The oil that leaks from your car makes it to the storm drain and flows into the sea. By fixing oil leaks in time, you don't just save your money, but also do your bit for the environment.Normally, cars experience a wide range of leaks, ranging from automatic transmission fluid leak to that of windshield washer fluid. However, none of these leaks is as common as an engine oil leak. Engine oil plays the dual role of a coolant and lubricant, so it's obvious that its shortage will reflect badly on the overall functioning of the car. Thus, it is important to find and fix the leak before it leads to further complications.
A small pool of oil beneath your car is the most obvious sign of an oil leak. However, it is highly unlikely that you will check the ground just to see if there are any traces of oil. The simplest method of diagnosing this problem is to spread a newspaper beneath the car at night and check it for oil stains the next morning.
The next step is to find the source of leak beneath the hood. It will be difficult to trace the leak in an engine totally smeared with oil, and hence, you will have to degrease it to find the source. Check all the bolts in the engine, as loose bolts are most likely to cause oil leak. You can also use a dipstick to determine whether you are losing oil; this is yet another indicator of an underlying leak.
Issues With the Valve Cover and Oil Filter
In most of the cases, engine oil leak is traced to valve covers―loosening of bolts which fix the valve covers to be precise. If the leak is not very serious, you can simply tighten the cover bolts and the problem will be fixed. However, if the problem is major you may have to opt for new valve cover gasket to fix the same.
Besides this, you also need to note that oil leak is not just restricted to valve covers. Any damage to the oil filter or oil pan can also trigger this problem. Before you chalk out the repair plan, you will also have to check whether the oil filter is properly fixed or not (and do the needful.) If it is not fixed properly, the chances of oil leakage will just increase.
Issues With the Oil Plug
At times, people fail to fix the oil drain plug properly after changing the oil, which, in turn, causes oil seepage. In this case, you will have to check whether the oil drain plug has been fixed properly or not, and do the needful. There are cases wherein people forget to replace the washer while fixing the oil drain plug. The resultant pressure on the oil pan damages it, as a result of which oil starts trickling out. If this is the problem, you will have to plug the hole using an over-sized drain plug.
Issues With the Oil Pan
Damage―in the form of a hole―can also be caused to the oil pan as a result of running over a rock or bumping into raised ground. If the resultant hole is not very big, you will be able to fix it by plugging a bolt into it. On the other hand, if it is very big, you will have to resort to welding. You need to keep in mind that the bolt method is just a temporary arrangement. You will have to get it fixed at a car workshop, so as to ensure that it doesn't worsen with time.
Note: It goes without saying that you will have to drain all the oil when you are working on the oil pan.

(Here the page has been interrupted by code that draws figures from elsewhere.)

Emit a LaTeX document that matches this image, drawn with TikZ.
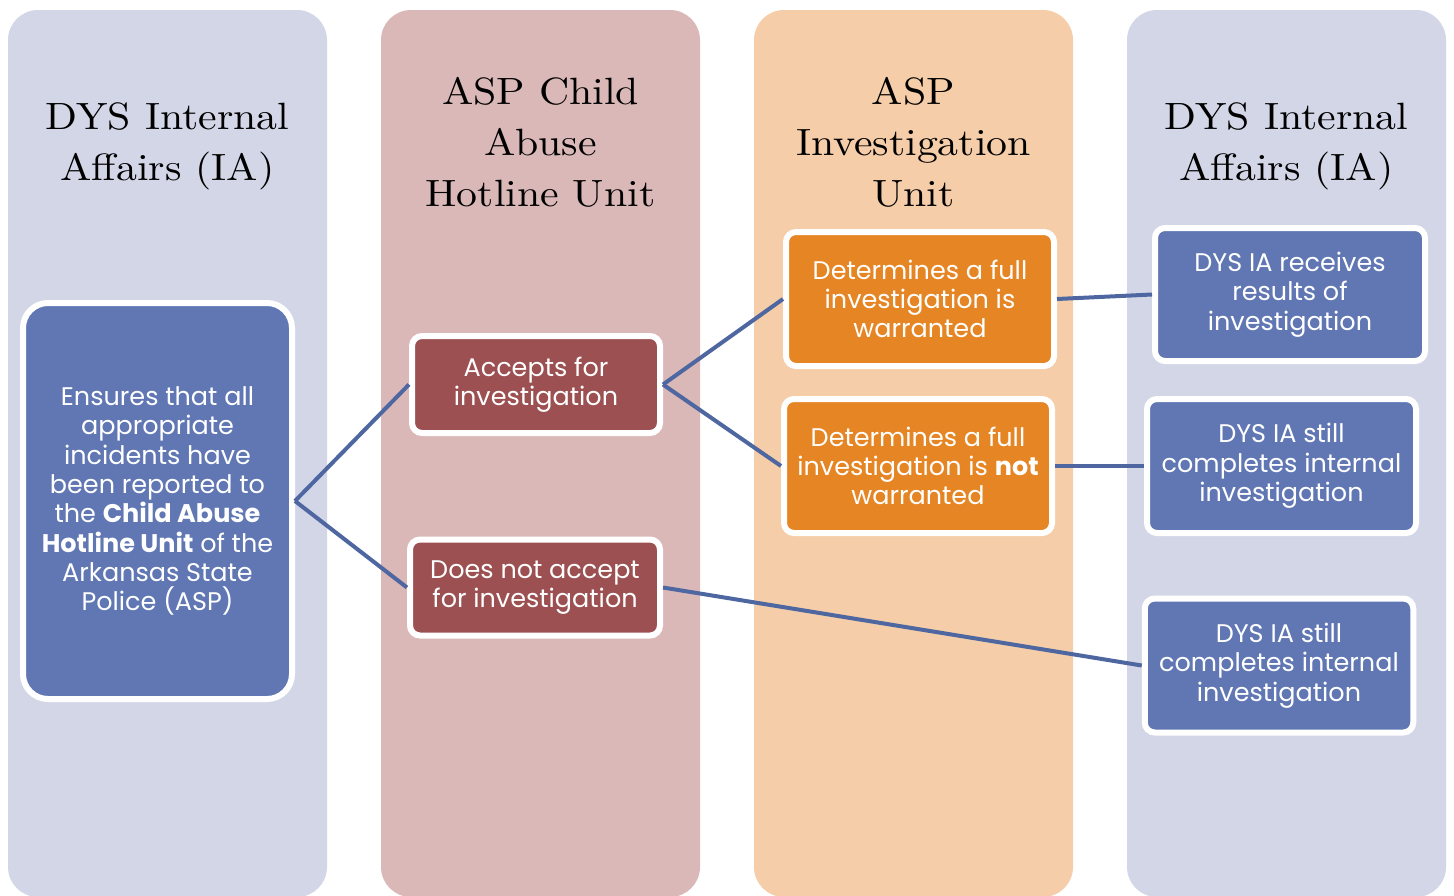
\documentclass[tikz,border=0pt]{standalone}
\usepackage{fontspec}
\setsansfont{Poppins}
\newfontfamily\titlefont{lmroman10-regular.otf}[FakeStretch=1.1]
\definecolor{colblue}{HTML}{D3D6E6}
\definecolor{colpink}{HTML}{DBB8B8}
\definecolor{colpeach}{HTML}{F5CDA8}
\definecolor{boxblue}{HTML}{6077B4}
\definecolor{boxred}{HTML}{9C5052}
\definecolor{boxorange}{HTML}{E68523}
\definecolor{linkblue}{HTML}{4E67A1}
\begin{document}
\begin{tikzpicture}[x=1pt,y=-1pt,
  column/.style={rounded corners=30pt},
  title/.style={align=center,font=\titlefont\fontsize{38}{51}\selectfont,text=black,inner sep=0pt},
  box/.style={draw=white,line width=6pt,text=white,align=center,inner sep=0pt,
    font=\sffamily\fontsize{25.5}{29.3}\selectfont,rounded corners=10pt},
  link/.style={draw=linkblue,line width=4pt}]
\useasboundingbox (0,0) rectangle (1454,895);
\clip (0,0) rectangle (1454,895);
% columns
\fill[colblue,column] (8,10) rectangle (327,897);
\fill[colpink,column] (381,10) rectangle (700,897);
\fill[colpeach,column] (754,10) rectangle (1073,897);
\fill[colblue,column] (1127,10) rectangle (1446,897);
% titles
\node[title] (t1) at (167.5,146) {DYS Internal\\Affairs (IA)};
\node[title] (t2) at (540.5,142) {ASP Child\\Abuse\\Hotline Unit};
\node[title] (t3) at (913.5,142) {ASP\\Investigation\\Unit};
\node[title] (t4) at (1286.5,146) {DYS Internal\\Affairs (IA)};
% boxes
\node[box,fill=boxblue,minimum width=269pt,minimum height=396pt,rounded corners=25pt] (ens) at (157.5,501)
  {Ensures that all\\appropriate\\incidents have\\been reported to\\the \textbf{Child Abuse}\\\textbf{Hotline Unit} of the\\Arkansas State\\Police (ASP)};
\node[box,fill=boxred,minimum width=248pt,minimum height=97pt] (acc) at (536,384.5)
  {Accepts for\\investigation};
\node[box,fill=boxred,minimum width=250pt,minimum height=96pt] (dna) at (535,587.5)
  {Does not accept\\for investigation};
\node[box,fill=boxorange,minimum width=268pt,minimum height=134pt] (ow) at (920,299)
  {Determines a full\\investigation is\\warranted};
\node[box,fill=boxorange,minimum width=268pt,minimum height=134pt] (onw) at (918,466)
  {Determines a full\\investigation is \textbf{not}\\warranted};
\node[box,fill=boxblue,minimum width=270pt,minimum height=133pt] (r1) at (1290,294.5)
  {DYS IA receives\\results of\\investigation};
\node[box,fill=boxblue,minimum width=269pt,minimum height=134pt] (r2) at (1281.5,466)
  {DYS IA still\\completes internal\\investigation};
\node[box,fill=boxblue,minimum width=268.5pt,minimum height=134pt] (r3) at (1279,665.5)
  {DYS IA still\\completes internal\\investigation};
% connectors
\draw[link] (ens.east) -- (acc.west);
\draw[link] (ens.east) -- (dna.west);
\draw[link] (acc.east) -- (ow.west);
\draw[link] (acc.east) -- (onw.west);
\draw[link] (ow.east) -- (r1.west);
\draw[link] (onw.east) -- (r2.west);
\draw[link] (dna.east) -- (r3.west);
\end{tikzpicture}
\end{document}
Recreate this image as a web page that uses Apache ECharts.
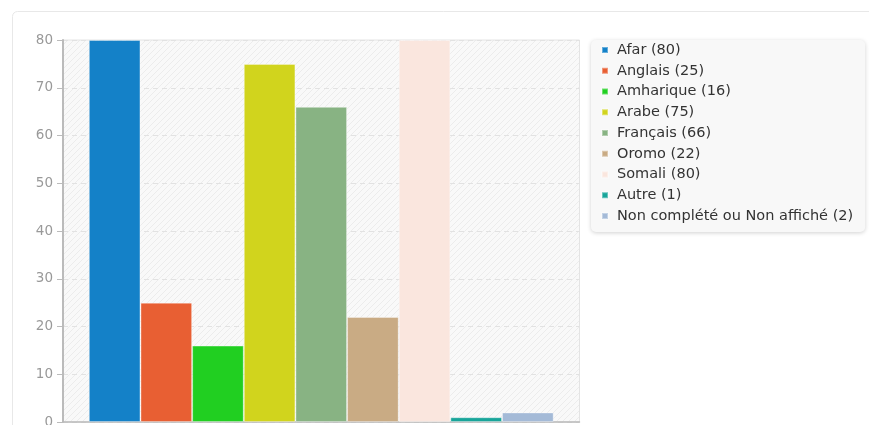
<!DOCTYPE html>
<html>
<head>
<meta charset="utf-8">
<script src="https://cdn.jsdelivr.net/npm/echarts@6/dist/echarts.min.js"></script>
<style>
html,body{margin:0;padding:0;background:#fff;}
#chart{width:869px;height:425px;}
</style>
</head>
<body>
<div id="chart"></div>
<script>
const categories = ['Afar', 'Anglais', 'Amharique', 'Arabe', 'Français', 'Oromo', 'Somali', 'Autre', 'Non complété ou Non affiché'];
const counts = [80, 25, 16, 75, 66, 22, 80, 1, 2];
const colors = ['#1481c8', '#e85f33', '#21cf21', '#d1d41d', '#88b383', '#c9ab84', '#fae6de', '#18a59a', '#a4bad7'];
const yTicks = [0, 10, 20, 30, 40, 50, 60, 70, 80];

function hatch() {
  const c = document.createElement('canvas');
  c.width = 6; c.height = 6;
  const g = c.getContext('2d');
  g.fillStyle = '#f9f9f9';
  g.fillRect(0, 0, 6, 6);
  g.strokeStyle = '#ececec';
  g.lineWidth = 1;
  g.beginPath();
  g.moveTo(-1, 7); g.lineTo(7, -1);
  g.moveTo(-1, 1); g.lineTo(1, -1);
  g.moveTo(5, 7); g.lineTo(7, 5);
  g.stroke();
  return c;
}

const chart = echarts.init(document.getElementById('chart'), null, {renderer: 'canvas'});
const font = 'DejaVu Sans';

chart.setOption({
  animation: false,
  backgroundColor: '#fff',
  color: colors,
  textStyle: {fontFamily: font},
  graphic: [{
    type: 'rect', z: -10, silent: true,
    shape: {x: 12.5, y: 11.5, width: 900, height: 500, r: 5},
    style: {fill: '#fff', stroke: '#e8e8e8', lineWidth: 1}
  }],
  grid: {
    left: 63, top: 40, right: 289.5, bottom: 3,
    outerBoundsMode: 'none',
    containLabel: false,
    show: true,
    backgroundColor: {image: hatch(), repeat: 'repeat'},
    borderColor: '#e4e4e4', borderWidth: 1
  },
  legend: {
    orient: 'vertical',
    left: 591, top: 40,
    padding: [2, 12, 8, 10],
    itemGap: 4.75,
    itemWidth: 6, itemHeight: 6,
    icon: 'rect',
    backgroundColor: '#f8f8f8',
    borderRadius: 5,
    shadowBlur: 4, shadowColor: 'rgba(0,0,0,0.18)', shadowOffsetX: 0, shadowOffsetY: 1,
    textStyle: {fontFamily: font, fontSize: 14.5, color: '#333', lineHeight: 16, padding: [0, 0, 0, 4]},
    formatter: function (name) {
      const i = categories.indexOf(name);
      return name + ' (' + counts[i] + ')';
    },
    data: categories
  },
  xAxis: [{
    type: 'category',
    data: [''],
    axisLine: {show: true, lineStyle: {color: '#bbb', width: 1.5}},
    axisTick: {show: false},
    axisLabel: {show: false},
    splitLine: {show: false}
  }, {
    type: 'value', min: 0, max: 2, interval: 1, show: false,
    position: 'bottom',
    splitLine: {show: true, lineStyle: {color: '#e2e2e2', type: [5, 4]}}
  }],
  yAxis: {
    type: 'value', min: yTicks[0], max: yTicks[yTicks.length - 1], interval: 10,
    axisLine: {show: true, lineStyle: {color: '#bbb', width: 2}},
    axisTick: {show: true, length: 6, lineStyle: {color: '#bbb', width: 1}},
    axisLabel: {color: '#999', fontSize: 13.5, fontFamily: font, margin: 10},
    splitLine: {show: true, lineStyle: {color: '#e2e2e2', type: [5, 4]}}
  },
  series: categories.map(function (name, i) {
    return {
      name: name,
      type: 'bar',
      xAxisIndex: 0,
      barGap: '0%',
      barCategoryGap: '10%',
      itemStyle: {color: colors[i], borderColor: 'rgba(255,255,255,0.35)', borderWidth: 1},
      data: [counts[i]]
    };
  })
});
</script>
</body>
</html>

Even problems with engine seal can trigger an oil leak. When the engine seal breaks down, the gap created in it allows the oil to seep out. In such a situation, you can resort to some stop leak product to fix this problem.
Cost incurred in repairing oil leaks depends on which part of the car has been damaged. You can fix some simple damages on your own, while others may require professional expertise. While there is no questioning the fact that oil leaks or any other car problem for that matter can be fixed, you need to understand that these problems can be avoided in the first place by giving priority to the basic maintenance of the car. Car maintenance won't just help you to continue with your smooth rides, but will also ensure that car repairs don't make a hole in your wallet.